First of all, any landlord must know that all maintenance issues are subject to policies set forth by the US Department of Housing and Urban Development (HUD). Their basic guidelines for the maintenance responsibilities of landlords are as follows: 

"[Landlords must] make all repairs and do whatever is necessary to put and keep the premises in a fit and habitable condition; keep all common areas of the premises in a clean and safe condition; maintain in good and safe working order and condition all electrical, plumbing, sanitary, heating, ventilating, air-conditioning and other facilities and appliances, including elevators, supplied or required to be supplied by the landlord."

As such, each individual state also has its own set of landlord responsibilities, though the language varies little from HUD’s on a state to state basis. The State of Indiana, for instance, includes an additional clause that requires "adequate weatherproofing;" the State of California requires that trash receptacles are in good repair; and the State of Florida includes a clause stating that the home must be "free of pests." The home of the cockroach infestation was in Florida; however, the Florida code also requires that negligence on the part of a tenant that causes a maintenance issue is the responsibility of the tenant. These maintenance codes exist even if no written lease exists.

It is important to make yourself aware of each state’s code, as the codes per state more specifically delineate the responsibilities of the landlord for maintenance. 

Codes for states will clearly define items such as:

1.     How much natural light per room meets the minimum requirement. You cannot have a basement with no windows and classify it as a bedroom, for example.

2.     Where safety exits must exist. These generally state that no obstructions must exist in the hallways or in the vicinity of exit doors. These areas also must be kept free of combustible materials.

3.     Whether the landlord is required to provide fire extinguishers in the kitchen. 

To make sure that your rental property is up to standards and not in violation of any housing codes, do the following:

1.     Go to the state information section of the HUD housing page.

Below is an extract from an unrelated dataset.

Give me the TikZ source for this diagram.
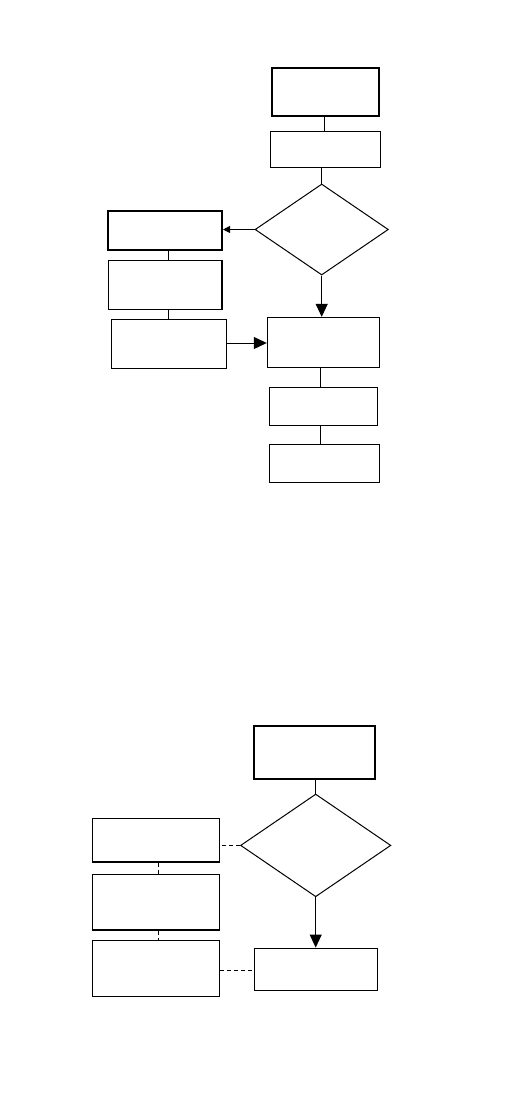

2.     Select the state in which your rental property is located.

3.     Select "Get Rental Help" under "I Want To…"

4.     Select "Tenant Rights, Laws, and Protections."

5.     Depending on the state, you will either find the Landlord Tenant Act for that state or a Landlord Tenant Handbook.

6.     Read the act or handbook, as provided, and proceed accordingly! 

If you have any questions about any of the provisions, please make sure to send them our way. We would be happy to help provide any further information that we can!

To sum up, you the landlord must provide a home that is habitable (fit for a human to live in). If the tenant has severely violated the terms of the lease agreement and refuses to accept responsibility, then it is appropriate to proceed with the eviction processIf, however, the tenant has violated the terms of the agreement to the point where the home is not habitable, for instance, a hoarder is living in a pest-infested home that is a direct result of his junk hoarding, then you the landlord are not responsible for returning the home to a habitable situation for the duration of that tenant’s lease. As long as you are okay with the tenant remaining in the home—and provided that you are taking into consideration the possibility of a further deterioration of the condition of the property—then the state is on your side. 

On a final though, if you are ever in any doubt as to whether a tenant should accept responsibility for a particular maintenance issue, try to consider whether you would hold yourself responsible in the same situation.